Elogio del formaggio
Da mangiare sempre a fine pasto. Accompagnato da miele, frutta o mostarde. E servito, talvolta, anche a temperatura ambiente
MALEDIZIONE AL FRIGORIFERO E AL MATRIMONIO CON IL PANE
Temperatura, conservazione, abbinamenti e fretta sono le cause più comuni dei piccoli errori che si possono fare quando si mangiano formaggi. Ecco, secondo un grande esperto come Andreas Österreicher (diplomatosi “sommelier dei formaggi” in Austria, ora responsabile qualità della Federazione latterie di Bolzano) quattro passaggi da evitare:
1
Mangiarlo freddo. Normalmente i formaggi vengono mangiati poco dopo essere stati tolti dal frigorifero e invece si dovrebbero consumare intorno ai 1416 gradi di temperatura, quelli freschi; e addirittura a temperatura ambiente, fino a 25 gradi, gli stagionati. Solo così possono riemergere tutti i sapori, che sono ricchissimi, soprattutto per quanto riguarda i formaggi di malga provenienti da mucche allevate solo con fieno di montagna.
2
Divorarlo in fretta. Per assaporare davvero un formaggio di qualità non bisogna masticarlo in fretta, ma lasciare al palato tutto il tempo necessario per valutare la gamma dei sapori.
3
Conservarlo sottovuoto. Anche se è un’ottima tecnica di conservazione, particolarmente indicata in caso di trasporti lunghi, la sotto-vuotatura priva comunque i formaggi ai alcuni dei sapori originari: non bisogna mai dimenticare che il formaggio è un organismo vivo e delicato.
4
Abbinarlo al pane. Molti formaggi a lunga stagionatura non vanno assolutamente mangiati con il pane, i cracker o altri farinacei, che ne uccidono un po’ l’impatto. Meglio con il miele, ai millefiori soprattutto, ma anche, in casi particolari, il miele di castagno e alcune mostarde, purché in piccole dosi; per formaggi freschi va benissimo l’abbinamento con la frutta, per esempio i bocconcini di mozzarella con le fragole.
Quando si chiamava solo “mozza” era fatta per evitare guai
Cominciano a essere significative le quote di produzione al Nord anche per quanto riguarda la mozzarella di bufala, le cui origini storiche sono indiscutibilmente rintracciabili in Campania, tra il casertano e la piana del Sele, complici anche i disastri ecologici perpetrati dalle mafie in queste floride terre. Resta intatta l’etimologia dal napoletano del nome stesso. A lungo nei secoli questo delizioso formaggio filante si è chiamato solo “mozza”, antico sostantivo femminile di origine deverbale, da “mozzare”, per l’uso di legare a metà il cacio o di tagliarlo in due per ricavarci quelle che appunto, con un diminutivo che è entrato in uso già dal lontano 1400, si chiamano mozzarelle. Secondo l’agronomo Ottavio Salvadori Del Prato, autore di alcuni libri di riferimento in materia di formaggi (insegna alla scuola superiore di specializzazione lattiero casearia di Lodi), la mozzarella sarebbe nata per trasformare subito, con la filatura a caldo, che ne riduce subito l’acidità, il latte munto dalle bufale in Campania, dove le alte temperature
medie ne rendevano impossibile la conservazione.
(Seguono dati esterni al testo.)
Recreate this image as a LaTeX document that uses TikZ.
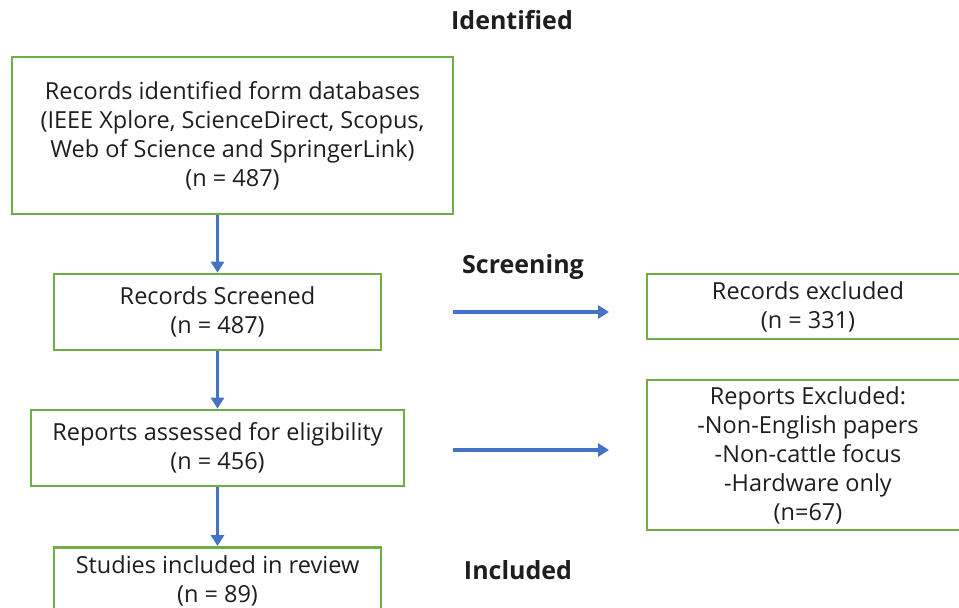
\documentclass[tikz,border=0pt]{standalone}
\usepackage{fontspec}
\setmainfont{Open Sans}
\usetikzlibrary{arrows.meta,calc}
\definecolor{boxgreen}{RGB}{112,173,71}
\definecolor{arrblue}{RGB}{68,114,196}
\definecolor{txt}{RGB}{30,30,30}
\tikzset{
  box/.style={draw=boxgreen, line width=2.6pt, align=center, text=txt, font=\fontsize{23.5}{29}\selectfont, inner sep=0pt},
  arr/.style={draw=arrblue, line width=3.6pt, -{Triangle[width=13pt,length=11pt]}},
  phase/.style={font=\fontsize{25}{28}\selectfont\bfseries, text=txt}
}
\begin{document}
\begin{tikzpicture}[x=1pt,y=-1pt]
\useasboundingbox (0,0) rectangle (959,608);
\clip (0,0) rectangle (959,608);
\node[box, minimum width=441pt, minimum height=157pt] (b1) at (232.5,135.5) {Records identified form databases\\(IEEE Xplore, ScienceDirect, Scopus,\\Web of Science and SpringerLink)\\(n = 487)};
\node[box, minimum width=327pt, minimum height=76pt] (b2) at (217.5,312) {Records Screened\\(n = 487)};
\node[box, minimum width=373pt, minimum height=76pt] (b3) at (217.5,448) {Reports assessed for eligibility\\(n = 456)};
\node[box, minimum width=327pt, minimum height=68pt, anchor=north] (b4) at (217.5,546) {Studies included in review\\(n = 89)};
\node[box, minimum width=322pt, minimum height=65pt] (r1) at (808,306.5) {Records excluded\\(n = 331)};
\node[box, minimum width=322pt, minimum height=150pt] (r2) at (808,455) {Reports Excluded:\\-Non-English papers\\-Non-cattle focus\\-Hardware only\\(n=67)};
\node[phase] (lid) at (512,20) {Identified};
\node[phase] (lsc) at (523,267) {Screening};
\node[phase] (lin) at (518,570) {Included};
\coordinate (h1s) at (453,312);
\coordinate (h1e) at (609,312);
\coordinate (h2s) at (453,450);
\coordinate (h2e) at (609,450);
\draw[arr] (b2.north |- b1.south) -- (b2.north);
\draw[arr] (b2.south) -- (b3.north);
\draw[arr] (b3.south) -- (b4.north);
\draw[arr] (h1s) -- (h1e);
\draw[arr] (h2s) -- (h2e);
\end{tikzpicture}
\end{document}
Sorpresa, la mozzarella è un prodotto chiave del Nord!
A proposito di mozzarella, è quasi da non credere che i principali produttori e distributori italiani siano ormai al Nord: il marchio italiano che ha scalato le classifiche di vendita negli ultimi anni, soprattutto per quanto riguarda il consumo professionale nelle pizzerie, è la Brimi, acronimo dal tedesco Brixen Milch, la latteria cooperativa di Bressanone. Quest’azienda che ha sede ai piedi di un comprensorio sciistico tra i più importanti, Plan de Corones, realizza ormai l’80 per cento del fatturato con le varie tipologie di mozzarella. Combinazione, per quota di mercato, l’altra azienda italiana che copre grandi quote di mercato nella mozzarella è nata a Bologna, ed è la Granarolo. Per non dire della Santa Lucia, Galbani, che viene prodotta nel più grande stabilimento europeo di mozzarelle, in quel di Corteleone, provincia di Pavia, ed è ormai solidamente sotto il controllo dei francesi del Groupe Lactalis, con base a Laval, nel dipartimento della Mayenne, Loira del nord.